Counter bias in “dynamic” data sets
Another challenge for machine-learning models is to avoid bias where the data set is dynamic. Since machine-learning models are trained on events that have already happened, they cannot predict outcomes based on behavior that has not been statistically measured. For example, even though machine learning is extensively used in fraud detection, fraudsters can outmaneuver models by devising new ways to steal or escape detection. Employees can hide bad behavior from machine-learning tools used to identify bad conduct by using underhanded techniques like conversing in code.
To attempt to draw new conclusions from current information, some companies use more experimental, cognitive, or artificial intelligence techniques that model potential scenarios. For example, to outsmart money launderers, banks may conduct so-called war games with ex-prosecutors and investigators to discover how they would beat their system. That data is then used to handcraft a more up-to-date machine-learning algorithm.
But even in this situation, managers risk infusing bias into a model when they introduce new parameters. For example, social media data, such as pictures posted on Facebook and Twitter, is increasingly being used to drive predictive models. But a model that ingests this type of data might introduce irrelevant biases into its predictions, such as correlating people wearing blue shirts with improved creditworthiness.
To avoid doing so, managers must ensure that the new parameters are comprehensive and empirically tested — another best practice. Otherwise, those parameters might skew the model, especially in areas where data is poor.
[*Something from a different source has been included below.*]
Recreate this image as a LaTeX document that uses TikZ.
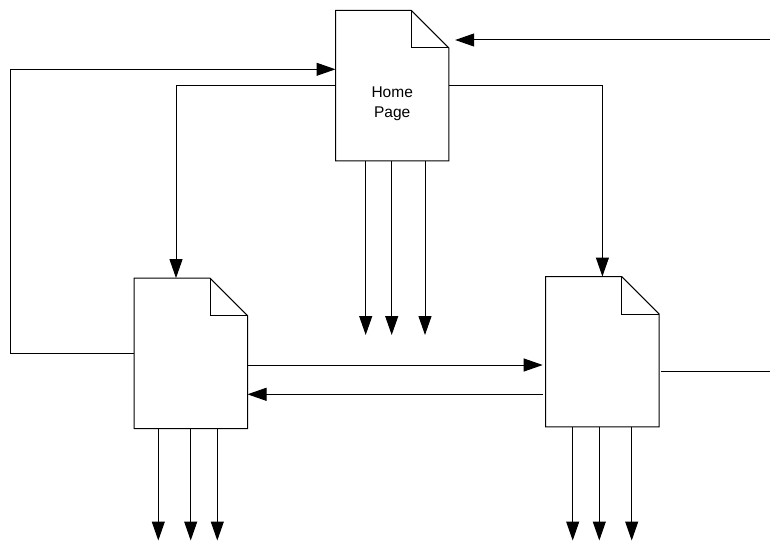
\documentclass[tikz,border=0pt]{standalone}
\usepackage{fontspec}
\setmainfont{Liberation Sans}
\usetikzlibrary{calc,arrows.meta}
\tikzset{
  docpage/.style={rectangle, draw=none, minimum width=113pt, minimum height=150pt, inner sep=0pt},
  docline/.style={line width=1pt, line join=miter},
  conn/.style={line width=1pt},
  arr/.style={conn, -{Triangle[length=19pt,width=13pt]}},
  lbl/.style={align=center, font=\fontsize{15.5}{20}\selectfont, inner sep=0pt}
}
\newcommand{\docoutline}[1]{%
  \draw[docline] (#1.south west) -- (#1.north west) -- ($(#1.north east)+(-37.5,0)$)
    -- ($(#1.north east)+(0,37.5)$) -- (#1.south east) -- cycle;
  \draw[docline] ($(#1.north east)+(-37.5,0)$) -- ($(#1.north east)+(-37.5,37.5)$) -- ($(#1.north east)+(0,37.5)$);
}
\begin{document}
\begin{tikzpicture}[x=1pt,y=-1pt]
\useasboundingbox (0,0) rectangle (770,543);
% pages
\node[docpage] (home) at (392.2,85.7) {};
\node[docpage] (left) at (190.8,353.3) {};
\node[docpage] (right) at (602.4,351.7) {};
\docoutline{home}
\docoutline{left}
\docoutline{right}
\node[lbl] (homelabel) at (392.2,104) {Home\\Page};
% helper coordinates
\coordinate (inR) at (770,40);
\coordinate (yA) at (0,69.3);
\coordinate (xL) at (176,0);
\coordinate (xO) at (10,0);
\coordinate (y365) at (0,365);
\coordinate (y394) at (0,394.3);
\coordinate (y372) at (0,371.7);
\coordinate (outR) at (770,371.7);
% connectors
\draw[arr] (inR) -- ($(home.north east |- inR)+(6.3,0)$);
\draw[arr] (left.west) -| (xO |- yA) -- (home.west |- yA);
\draw[arr] (home.east) -| (right.north);
\draw[arr] (home.west) -| (xL |- left.north);
\draw[arr] (left.east |- y365) -- ($(right.west |- y365)+(-3,0)$);
\draw[arr] ($(right.west |- y394)+(-2.7,0)$) -- (left.east |- y394);
\draw[conn] ($(right.east |- y372)+(2.3,0)$) -- (outR);
% bottom arrows
\foreach \x in {365.7,391.7,425} {\draw[arr] (home.south -| \x,0) -- (\x,335);}
\foreach \x in {158.3,190.7,217.3} {\draw[arr] (left.south -| \x,0) -- (\x,540.5);}
\foreach \x in {572.7,599.3,631.7} {\draw[arr] (right.south -| \x,0) -- (\x,540.5);}
\end{tikzpicture}
\end{document}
Insufficient data could impact, say, credit decisions for classes of borrowers who a bank has never lent to previously but wants to in the future.
Balance transparency against performance
One temptation with machine learning is to throw increasingly large amounts of data at a sophisticated training infrastructure and allow the machine to “figure it out.” For example, public cloud companies have recently released comprehensive tools that use automated algorithms instead of an expert data scientist to train and determine the parameters intended to optimize machine-learning models.
While this is a powerful method for building complex predictive algorithms quickly and at a lower cost, it also comes with the downside of limited visibility and the risk of the “machine running wild” and having an unconscious bias due to training data that is extraneous (like the blue shirt bias described above). The other challenge is that it is very difficult to explain how complex machine-learning models work, which is problematic in industries that are heavily regulated.
One of the potential options to address this risk is to take a staged approach to increase the sophistication of the model and making a conscious decision to progress at every stage.
A good example is a process used by a major bank in building a model that attempted to predict whether a mortgage customer was about to refinance, intending to make a direct offer to that customer and ideally retaining their business. The bank started with a simple regression-based model that tested its ability to predict when customers would refinance. It then created a set of more sophisticated “challenger” models that used more advanced machine-learning techniques and were more precise. By confirming that the challenger models were more accurate than the base regression model, bank managers became comfortable that their more complex and opaque machine-learning approach was operating in line with expectations and not propagating unintended biases. The process also enabled them to verify that the machine-learning tool’s balance between transparency and sophistication was in line with what is expected in the highly regulated financial services industry.